* [Listed records]:
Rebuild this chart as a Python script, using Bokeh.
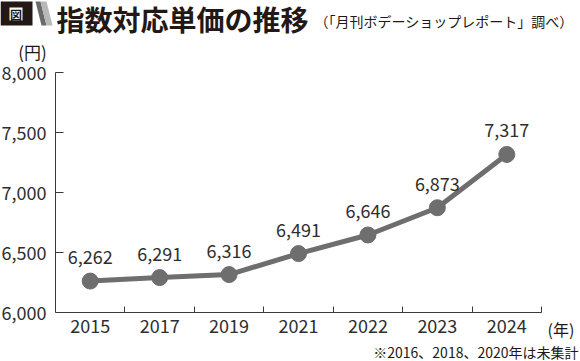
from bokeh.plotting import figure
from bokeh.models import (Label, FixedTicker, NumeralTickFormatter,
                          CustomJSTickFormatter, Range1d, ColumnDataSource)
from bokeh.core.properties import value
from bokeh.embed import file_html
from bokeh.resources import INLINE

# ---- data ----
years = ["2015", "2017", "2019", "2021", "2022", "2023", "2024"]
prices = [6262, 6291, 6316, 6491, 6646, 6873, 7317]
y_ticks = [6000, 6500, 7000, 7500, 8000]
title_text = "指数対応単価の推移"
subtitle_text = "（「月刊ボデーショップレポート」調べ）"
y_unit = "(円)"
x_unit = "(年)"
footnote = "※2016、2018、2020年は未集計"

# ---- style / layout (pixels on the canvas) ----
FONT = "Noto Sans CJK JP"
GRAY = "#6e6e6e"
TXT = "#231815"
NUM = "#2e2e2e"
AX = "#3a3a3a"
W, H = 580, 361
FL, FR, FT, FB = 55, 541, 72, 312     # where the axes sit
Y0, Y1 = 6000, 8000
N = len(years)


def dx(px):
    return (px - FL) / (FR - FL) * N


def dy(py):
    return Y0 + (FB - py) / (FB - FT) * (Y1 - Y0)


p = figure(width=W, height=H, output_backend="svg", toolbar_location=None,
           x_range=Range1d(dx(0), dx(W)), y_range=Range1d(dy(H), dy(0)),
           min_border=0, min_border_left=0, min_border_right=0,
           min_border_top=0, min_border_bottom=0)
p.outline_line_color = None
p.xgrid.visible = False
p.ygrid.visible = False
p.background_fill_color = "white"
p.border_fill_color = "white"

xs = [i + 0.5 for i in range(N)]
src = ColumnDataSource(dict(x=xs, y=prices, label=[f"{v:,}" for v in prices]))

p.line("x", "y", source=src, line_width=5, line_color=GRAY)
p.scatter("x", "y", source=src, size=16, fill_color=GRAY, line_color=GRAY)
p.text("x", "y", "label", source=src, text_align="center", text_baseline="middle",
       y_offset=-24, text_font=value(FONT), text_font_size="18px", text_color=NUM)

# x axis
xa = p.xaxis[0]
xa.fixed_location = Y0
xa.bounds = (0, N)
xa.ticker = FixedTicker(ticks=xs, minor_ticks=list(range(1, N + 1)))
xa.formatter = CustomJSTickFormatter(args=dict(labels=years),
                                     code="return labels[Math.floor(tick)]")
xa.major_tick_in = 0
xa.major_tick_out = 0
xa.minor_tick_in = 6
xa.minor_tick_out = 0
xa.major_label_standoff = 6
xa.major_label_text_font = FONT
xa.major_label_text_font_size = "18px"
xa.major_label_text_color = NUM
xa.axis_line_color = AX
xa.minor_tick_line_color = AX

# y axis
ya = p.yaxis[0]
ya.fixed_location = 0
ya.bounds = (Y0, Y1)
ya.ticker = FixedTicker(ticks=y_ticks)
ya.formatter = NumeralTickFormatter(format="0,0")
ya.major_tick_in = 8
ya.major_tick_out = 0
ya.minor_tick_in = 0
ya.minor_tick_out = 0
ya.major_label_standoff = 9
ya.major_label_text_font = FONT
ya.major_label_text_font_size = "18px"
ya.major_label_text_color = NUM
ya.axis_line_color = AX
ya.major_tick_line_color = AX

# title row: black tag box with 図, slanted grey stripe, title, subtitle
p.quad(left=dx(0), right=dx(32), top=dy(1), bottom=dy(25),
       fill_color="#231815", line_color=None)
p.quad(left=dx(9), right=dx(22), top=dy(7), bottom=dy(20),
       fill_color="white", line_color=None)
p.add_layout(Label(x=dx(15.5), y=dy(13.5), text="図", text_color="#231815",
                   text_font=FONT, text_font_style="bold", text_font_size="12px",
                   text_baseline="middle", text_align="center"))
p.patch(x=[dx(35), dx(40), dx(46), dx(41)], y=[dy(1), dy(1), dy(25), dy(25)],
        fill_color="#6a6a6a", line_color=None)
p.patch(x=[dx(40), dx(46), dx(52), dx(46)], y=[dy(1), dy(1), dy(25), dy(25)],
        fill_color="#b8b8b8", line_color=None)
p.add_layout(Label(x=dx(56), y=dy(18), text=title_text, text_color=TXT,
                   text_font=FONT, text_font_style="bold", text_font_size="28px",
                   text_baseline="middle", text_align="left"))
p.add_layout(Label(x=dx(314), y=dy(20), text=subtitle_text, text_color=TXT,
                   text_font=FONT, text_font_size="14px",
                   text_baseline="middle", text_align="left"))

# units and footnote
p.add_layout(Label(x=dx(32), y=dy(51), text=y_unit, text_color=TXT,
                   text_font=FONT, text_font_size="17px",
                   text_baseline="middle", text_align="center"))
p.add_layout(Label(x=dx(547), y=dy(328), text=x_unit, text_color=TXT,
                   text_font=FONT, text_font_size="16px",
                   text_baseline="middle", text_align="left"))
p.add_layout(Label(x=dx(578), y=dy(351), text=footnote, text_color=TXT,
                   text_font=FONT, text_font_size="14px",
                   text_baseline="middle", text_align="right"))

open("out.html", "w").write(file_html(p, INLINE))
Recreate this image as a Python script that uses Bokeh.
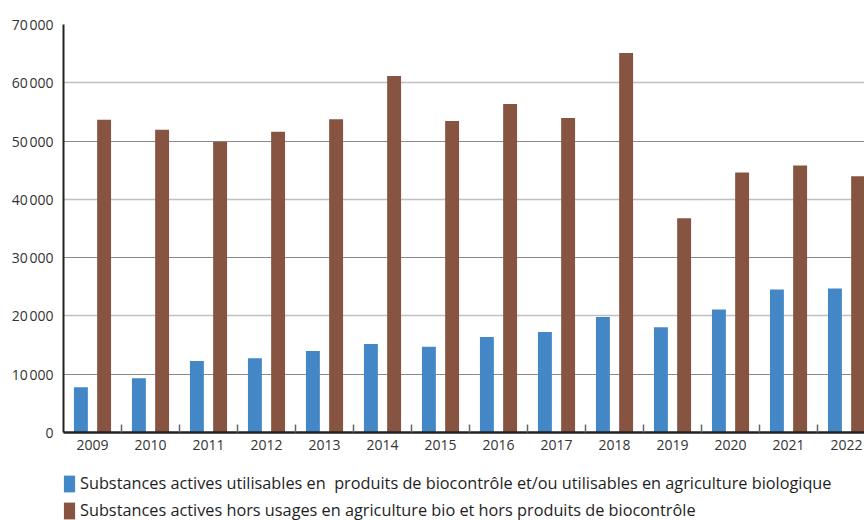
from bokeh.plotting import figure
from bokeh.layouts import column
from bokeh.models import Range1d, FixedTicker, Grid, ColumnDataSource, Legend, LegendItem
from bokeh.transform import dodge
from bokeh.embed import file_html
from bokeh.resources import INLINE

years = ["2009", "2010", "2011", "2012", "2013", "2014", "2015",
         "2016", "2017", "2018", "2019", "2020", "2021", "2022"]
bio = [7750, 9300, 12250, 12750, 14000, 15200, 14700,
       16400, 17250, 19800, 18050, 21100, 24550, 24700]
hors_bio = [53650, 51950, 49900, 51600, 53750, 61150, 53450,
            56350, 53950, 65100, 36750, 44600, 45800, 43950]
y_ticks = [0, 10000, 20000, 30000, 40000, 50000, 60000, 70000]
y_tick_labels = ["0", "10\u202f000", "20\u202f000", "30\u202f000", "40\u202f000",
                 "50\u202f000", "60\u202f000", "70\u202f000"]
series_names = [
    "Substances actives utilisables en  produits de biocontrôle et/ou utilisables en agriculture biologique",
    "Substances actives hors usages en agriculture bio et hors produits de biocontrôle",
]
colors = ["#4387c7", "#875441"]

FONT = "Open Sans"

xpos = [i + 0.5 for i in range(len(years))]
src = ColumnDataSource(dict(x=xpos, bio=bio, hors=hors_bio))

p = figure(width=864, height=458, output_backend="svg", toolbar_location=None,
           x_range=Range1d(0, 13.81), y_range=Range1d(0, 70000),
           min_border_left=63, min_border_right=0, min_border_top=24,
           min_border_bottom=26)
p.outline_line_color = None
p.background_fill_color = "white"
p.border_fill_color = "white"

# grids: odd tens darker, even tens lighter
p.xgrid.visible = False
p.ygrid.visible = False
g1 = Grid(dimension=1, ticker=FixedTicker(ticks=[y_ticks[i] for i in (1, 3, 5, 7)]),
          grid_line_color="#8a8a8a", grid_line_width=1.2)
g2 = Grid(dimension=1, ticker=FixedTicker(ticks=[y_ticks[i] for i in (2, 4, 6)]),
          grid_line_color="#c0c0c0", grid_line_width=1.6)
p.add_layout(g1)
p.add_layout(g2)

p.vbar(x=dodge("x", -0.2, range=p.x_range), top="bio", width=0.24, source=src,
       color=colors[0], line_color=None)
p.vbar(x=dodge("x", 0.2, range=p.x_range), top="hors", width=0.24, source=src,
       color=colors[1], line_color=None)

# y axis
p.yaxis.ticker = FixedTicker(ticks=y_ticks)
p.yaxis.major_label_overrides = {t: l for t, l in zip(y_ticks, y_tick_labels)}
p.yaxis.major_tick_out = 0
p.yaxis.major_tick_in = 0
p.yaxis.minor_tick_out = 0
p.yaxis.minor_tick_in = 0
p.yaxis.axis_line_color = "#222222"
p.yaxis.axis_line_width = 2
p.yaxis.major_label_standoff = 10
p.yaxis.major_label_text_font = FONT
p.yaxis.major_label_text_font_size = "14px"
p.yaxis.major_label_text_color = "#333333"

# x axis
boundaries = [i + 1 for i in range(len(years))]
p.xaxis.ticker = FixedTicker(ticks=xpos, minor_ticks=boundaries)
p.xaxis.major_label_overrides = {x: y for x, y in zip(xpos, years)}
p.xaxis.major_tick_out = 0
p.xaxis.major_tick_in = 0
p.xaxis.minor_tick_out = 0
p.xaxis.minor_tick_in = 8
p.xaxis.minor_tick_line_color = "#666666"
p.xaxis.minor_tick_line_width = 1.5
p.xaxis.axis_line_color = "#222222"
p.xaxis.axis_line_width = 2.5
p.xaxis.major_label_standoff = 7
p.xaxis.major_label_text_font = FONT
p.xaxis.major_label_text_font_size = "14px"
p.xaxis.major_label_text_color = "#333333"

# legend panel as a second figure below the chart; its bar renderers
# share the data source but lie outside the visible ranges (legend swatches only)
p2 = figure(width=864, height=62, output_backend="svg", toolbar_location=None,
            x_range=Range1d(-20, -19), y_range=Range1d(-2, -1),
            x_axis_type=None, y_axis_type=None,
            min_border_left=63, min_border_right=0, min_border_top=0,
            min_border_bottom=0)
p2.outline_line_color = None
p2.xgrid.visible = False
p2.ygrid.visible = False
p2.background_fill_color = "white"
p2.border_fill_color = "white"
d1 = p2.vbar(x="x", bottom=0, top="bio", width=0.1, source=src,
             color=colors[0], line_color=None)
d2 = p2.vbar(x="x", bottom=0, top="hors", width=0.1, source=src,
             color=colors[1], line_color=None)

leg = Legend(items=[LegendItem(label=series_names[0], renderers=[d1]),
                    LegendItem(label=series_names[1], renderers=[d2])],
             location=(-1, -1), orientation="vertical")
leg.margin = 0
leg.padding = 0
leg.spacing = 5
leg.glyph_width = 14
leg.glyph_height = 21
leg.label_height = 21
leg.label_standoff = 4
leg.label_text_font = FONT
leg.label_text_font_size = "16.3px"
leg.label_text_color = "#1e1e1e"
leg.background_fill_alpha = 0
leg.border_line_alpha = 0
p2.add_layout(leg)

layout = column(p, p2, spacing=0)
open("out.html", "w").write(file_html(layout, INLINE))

* [Exercise prompt]:
Find the lines containing "this" and list every one of them.

* [Answer to the problem]:
Rebuild this chart as a Python script, using Bokeh.
Recreate this image as a Python script that uses Bokeh.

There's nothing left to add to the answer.